▸ **Set task**
Write the data out again, character for character, with no images.

▸ **Given material**
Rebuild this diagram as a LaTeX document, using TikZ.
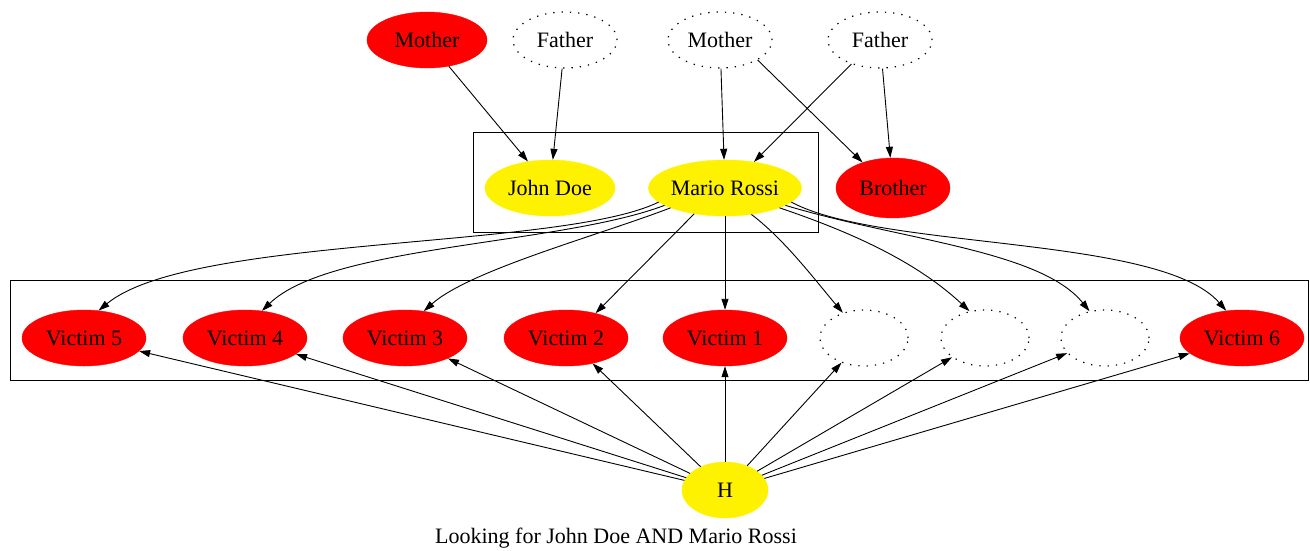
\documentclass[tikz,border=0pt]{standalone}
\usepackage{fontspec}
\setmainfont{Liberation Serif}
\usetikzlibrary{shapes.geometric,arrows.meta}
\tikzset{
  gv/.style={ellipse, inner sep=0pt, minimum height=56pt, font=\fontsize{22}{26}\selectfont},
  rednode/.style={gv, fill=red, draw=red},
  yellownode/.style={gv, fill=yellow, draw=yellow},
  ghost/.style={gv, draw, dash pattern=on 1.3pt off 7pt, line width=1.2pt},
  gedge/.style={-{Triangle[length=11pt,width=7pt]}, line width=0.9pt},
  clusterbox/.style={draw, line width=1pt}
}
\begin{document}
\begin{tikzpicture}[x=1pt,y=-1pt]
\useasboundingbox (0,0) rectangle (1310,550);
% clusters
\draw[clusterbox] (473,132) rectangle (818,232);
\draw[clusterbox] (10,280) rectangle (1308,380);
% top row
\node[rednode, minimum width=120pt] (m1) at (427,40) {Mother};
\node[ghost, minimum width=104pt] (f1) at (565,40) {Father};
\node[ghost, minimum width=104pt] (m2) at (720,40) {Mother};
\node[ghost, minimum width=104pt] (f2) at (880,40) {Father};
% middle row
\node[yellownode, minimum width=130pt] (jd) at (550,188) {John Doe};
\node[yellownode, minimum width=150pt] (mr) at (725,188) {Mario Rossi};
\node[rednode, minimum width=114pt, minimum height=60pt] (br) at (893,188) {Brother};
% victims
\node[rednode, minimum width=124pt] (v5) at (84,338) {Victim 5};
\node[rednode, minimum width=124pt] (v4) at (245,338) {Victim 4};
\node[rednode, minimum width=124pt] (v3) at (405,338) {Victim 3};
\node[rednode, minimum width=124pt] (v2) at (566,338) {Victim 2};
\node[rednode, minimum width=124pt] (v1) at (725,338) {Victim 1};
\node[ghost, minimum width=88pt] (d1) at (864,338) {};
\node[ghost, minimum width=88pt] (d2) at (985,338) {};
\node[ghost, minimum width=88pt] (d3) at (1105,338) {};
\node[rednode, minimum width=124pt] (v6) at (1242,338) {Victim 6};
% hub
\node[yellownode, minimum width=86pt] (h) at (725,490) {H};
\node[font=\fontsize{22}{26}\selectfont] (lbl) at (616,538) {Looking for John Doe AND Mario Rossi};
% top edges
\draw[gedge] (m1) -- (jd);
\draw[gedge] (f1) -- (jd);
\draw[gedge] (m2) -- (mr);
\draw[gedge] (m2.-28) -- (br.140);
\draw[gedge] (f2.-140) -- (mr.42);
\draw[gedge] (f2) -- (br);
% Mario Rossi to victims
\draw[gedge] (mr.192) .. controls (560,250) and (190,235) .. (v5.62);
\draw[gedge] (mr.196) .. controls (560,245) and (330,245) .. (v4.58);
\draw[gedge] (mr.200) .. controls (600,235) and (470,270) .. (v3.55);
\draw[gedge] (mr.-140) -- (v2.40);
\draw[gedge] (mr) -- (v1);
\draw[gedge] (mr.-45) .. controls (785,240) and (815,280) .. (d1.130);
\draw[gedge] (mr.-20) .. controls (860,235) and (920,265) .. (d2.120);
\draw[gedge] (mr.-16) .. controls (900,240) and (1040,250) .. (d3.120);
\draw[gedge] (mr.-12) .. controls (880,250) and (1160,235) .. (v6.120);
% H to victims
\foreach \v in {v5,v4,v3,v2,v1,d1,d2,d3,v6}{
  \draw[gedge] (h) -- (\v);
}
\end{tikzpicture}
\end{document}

▸ **Result of the task**
Rebuild this diagram as a LaTeX document, using TikZ.
\documentclass[tikz,border=0pt]{standalone}
\usepackage{fontspec}
\setmainfont{Liberation Serif}
\usetikzlibrary{shapes.geometric,arrows.meta}
\tikzset{
  gv/.style={ellipse, inner sep=0pt, minimum height=56pt, font=\fontsize{22}{26}\selectfont},
  rednode/.style={gv, fill=red, draw=red},
  yellownode/.style={gv, fill=yellow, draw=yellow},
  ghost/.style={gv, draw, dash pattern=on 1.3pt off 7pt, line width=1.2pt},
  gedge/.style={-{Triangle[length=11pt,width=7pt]}, line width=0.9pt},
  clusterbox/.style={draw, line width=1pt}
}
\begin{document}
\begin{tikzpicture}[x=1pt,y=-1pt]
\useasboundingbox (0,0) rectangle (1310,550);
% clusters
\draw[clusterbox] (473,132) rectangle (818,232);
\draw[clusterbox] (10,280) rectangle (1308,380);
% top row
\node[rednode, minimum width=120pt] (m1) at (427,40) {Mother};
\node[ghost, minimum width=104pt] (f1) at (565,40) {Father};
\node[ghost, minimum width=104pt] (m2) at (720,40) {Mother};
\node[ghost, minimum width=104pt] (f2) at (880,40) {Father};
% middle row
\node[yellownode, minimum width=130pt] (jd) at (550,188) {John Doe};
\node[yellownode, minimum width=150pt] (mr) at (725,188) {Mario Rossi};
\node[rednode, minimum width=114pt, minimum height=60pt] (br) at (893,188) {Brother};
% victims
\node[rednode, minimum width=124pt] (v5) at (84,338) {Victim 5};
\node[rednode, minimum width=124pt] (v4) at (245,338) {Victim 4};
\node[rednode, minimum width=124pt] (v3) at (405,338) {Victim 3};
\node[rednode, minimum width=124pt] (v2) at (566,338) {Victim 2};
\node[rednode, minimum width=124pt] (v1) at (725,338) {Victim 1};
\node[ghost, minimum width=88pt] (d1) at (864,338) {};
\node[ghost, minimum width=88pt] (d2) at (985,338) {};
\node[ghost, minimum width=88pt] (d3) at (1105,338) {};
\node[rednode, minimum width=124pt] (v6) at (1242,338) {Victim 6};
% hub
\node[yellownode, minimum width=86pt] (h) at (725,490) {H};
\node[font=\fontsize{22}{26}\selectfont] (lbl) at (616,538) {Looking for John Doe AND Mario Rossi};
% top edges
\draw[gedge] (m1) -- (jd);
\draw[gedge] (f1) -- (jd);
\draw[gedge] (m2) -- (mr);
\draw[gedge] (m2.-28) -- (br.140);
\draw[gedge] (f2.-140) -- (mr.42);
\draw[gedge] (f2) -- (br);
% Mario Rossi to victims
\draw[gedge] (mr.192) .. controls (560,250) and (190,235) .. (v5.62);
\draw[gedge] (mr.196) .. controls (560,245) and (330,245) .. (v4.58);
\draw[gedge] (mr.200) .. controls (600,235) and (470,270) .. (v3.55);
\draw[gedge] (mr.-140) -- (v2.40);
\draw[gedge] (mr) -- (v1);
\draw[gedge] (mr.-45) .. controls (785,240) and (815,280) .. (d1.130);
\draw[gedge] (mr.-20) .. controls (860,235) and (920,265) .. (d2.120);
\draw[gedge] (mr.-16) .. controls (900,240) and (1040,250) .. (d3.120);
\draw[gedge] (mr.-12) .. controls (880,250) and (1160,235) .. (v6.120);
% H to victims
\foreach \v in {v5,v4,v3,v2,v1,d1,d2,d3,v6}{
  \draw[gedge] (h) -- (\v);
}
\end{tikzpicture}
\end{document}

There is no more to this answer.